Exactly the lines from the start of the data below through the line that contains "const red = '#ff0000';" are to be copied, with pictures left out.

■ ■ ■ ■ ■

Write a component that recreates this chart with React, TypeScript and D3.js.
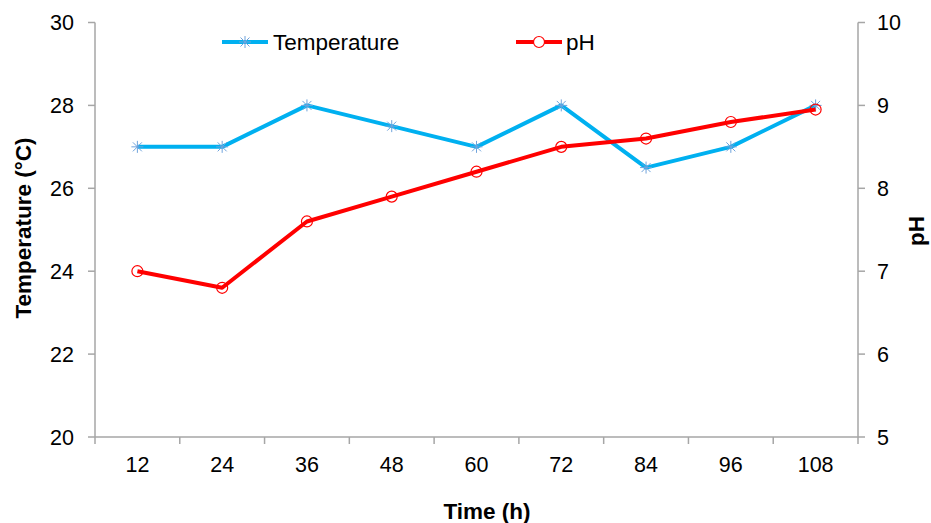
import React from 'react';
import * as d3 from 'd3';

const times = [12, 24, 36, 48, 60, 72, 84, 96, 108];
const temperature = [27, 27, 28, 27.5, 27, 28, 26.5, 27, 28];
const ph = [7, 6.8, 7.6, 7.9, 8.2, 8.5, 8.6, 8.8, 8.95];
const tempTicks = [20, 22, 24, 26, 28, 30];
const phTicks = [5, 6, 7, 8, 9, 10];

const W = 931;
const H = 523;
const left = 95;
const right = 858;
const top = 22.5;
const bottom = 437;

export default function App() {
    const x = d3.scaleBand<number>().domain(times).range([left, right]);
    const yT = d3.scaleLinear().domain([20, 30]).range([bottom, top]);
    const yP = d3.scaleLinear().domain([5, 10]).range([bottom, top]);
    const cx = (t: number) => (x(t) as number) + x.bandwidth() / 2;

    const tempLine = d3.line<number>().x((d, i) => cx(times[i])).y(d => yT(d));
    const phLine = d3.line<number>().x((d, i) => cx(times[i])).y(d => yP(d));

    const font = 'Liberation Sans, Arial, sans-serif';
    const fs = 21.5;
    const fsBig = 22.5;
    const axisColor = '#a6a6a6';
    const blue = '#00b0f0';
    const starColor = '#6fa3dc';
    const red = '#ff0000';

    const star = (px: number, py: number, k: string) => (
        <g key={k} stroke={starColor} strokeWidth={1}>
            <line x1={px - 6} y1={py} x2={px + 6} y2={py} />
            <line x1={px} y1={py - 6} x2={px} y2={py + 6} />
            <line x1={px - 4.5} y1={py - 4.5} x2={px + 4.5} y2={py + 4.5} />
            <line x1={px - 4.5} y1={py + 4.5} x2={px + 4.5} y2={py - 4.5} />
        </g>
    );

    return (
        <svg width={W} height={H} style={{ position: 'absolute', left: 0, top: 0 }} fontFamily={font}>
            <rect width={W} height={H} fill="white" />
            {/* axes */}
            <line x1={left} y1={top} x2={left} y2={bottom} stroke={axisColor} strokeWidth={1.5} />
            <line x1={right} y1={top} x2={right} y2={bottom} stroke={axisColor} strokeWidth={1.5} />
            <line x1={left} y1={bottom} x2={right} y2={bottom} stroke={axisColor} strokeWidth={1.5} />
            {tempTicks.map(t => (
                <g key={'lt' + t}>
                    <line x1={left - 7} x2={left} y1={yT(t)} y2={yT(t)} stroke={axisColor} strokeWidth={1.5} />
                    <text x={74} y={yT(t)} dy="0.35em" textAnchor="end" fontSize={fs}>{t}</text>
                </g>
            ))}
            {phTicks.map(t => (
                <g key={'rt' + t}>
                    <line x1={right} x2={right + 7} y1={yP(t)} y2={yP(t)} stroke={axisColor} strokeWidth={1.5} />
                    <text x={877} y={yP(t)} dy="0.35em" textAnchor="start" fontSize={fs}>{t}</text>
                </g>
            ))}
            {d3.range(times.length + 1).map(i => {
                const xx = left + i * x.step();
                return <line key={'xt' + i} x1={xx} x2={xx} y1={bottom} y2={bottom + 7} stroke={axisColor} strokeWidth={1.5} />;
            })}
            {times.map(t => (
                <text key={'xl' + t} x={cx(t)} y={464} dy="0.35em" textAnchor="middle" fontSize={fs}>{t}</text>
            ))}
            {/* titles */}
            <text transform="translate(31,228) rotate(-90)" textAnchor="middle" fontSize={fsBig} fontWeight="bold">Temperature (°C)</text>
            <text transform="translate(924,231) rotate(-90)" textAnchor="middle" fontSize={fsBig} fontWeight="bold">pH</text>
            <text x={487} y={519} textAnchor="middle" fontSize={fsBig} fontWeight="bold">Time (h)</text>
            {/* series */}
            <path d={tempLine(temperature) || ''} fill="none" stroke={blue} strokeWidth={4} strokeLinejoin="round" />
            {temperature.map((v, i) => star(cx(times[i]), yT(v), 's' + i))}
            <path d={phLine(ph) || ''} fill="none" stroke={red} strokeWidth={4} strokeLinejoin="round" />
            {ph.map((v, i) => (
                <circle key={'c' + i} cx={cx(times[i])} cy={yP(v)} r={5.5} fill="none" stroke={red} strokeWidth={1.2} />
            ))}
            {/* legend */}
            <line x1={222} x2={268} y1={42} y2={42} stroke={blue} strokeWidth={4} />
            {star(245, 42, 'ls')}
            <text x={273} y={42} dy="0.35em" fontSize={fsBig}>Temperature</text>
            <line x1={516} x2={562} y1={42} y2={42} stroke={red} strokeWidth={4} />
            <circle cx={539} cy={42} r={5.5} fill="white" stroke={red} strokeWidth={1.2} />
            <text x={566} y={42} dy="0.35em" fontSize={fsBig}>pH</text>
        </svg>
    );
}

■ ■ ■ ■ ■

**SOLUTION BELOW:**
Write a component that recreates this chart with React, TypeScript and D3.js.
import React from 'react';
import * as d3 from 'd3';

const times = [12, 24, 36, 48, 60, 72, 84, 96, 108];
const temperature = [27, 27, 28, 27.5, 27, 28, 26.5, 27, 28];
const ph = [7, 6.8, 7.6, 7.9, 8.2, 8.5, 8.6, 8.8, 8.95];
const tempTicks = [20, 22, 24, 26, 28, 30];
const phTicks = [5, 6, 7, 8, 9, 10];

const W = 931;
const H = 523;
const left = 95;
const right = 858;
const top = 22.5;
const bottom = 437;

export default function App() {
    const x = d3.scaleBand<number>().domain(times).range([left, right]);
    const yT = d3.scaleLinear().domain([20, 30]).range([bottom, top]);
    const yP = d3.scaleLinear().domain([5, 10]).range([bottom, top]);
    const cx = (t: number) => (x(t) as number) + x.bandwidth() / 2;

    const tempLine = d3.line<number>().x((d, i) => cx(times[i])).y(d => yT(d));
    const phLine = d3.line<number>().x((d, i) => cx(times[i])).y(d => yP(d));

    const font = 'Liberation Sans, Arial, sans-serif';
    const fs = 21.5;
    const fsBig = 22.5;
    const axisColor = '#a6a6a6';
    const blue = '#00b0f0';
    const starColor = '#6fa3dc';
    const red = '#ff0000';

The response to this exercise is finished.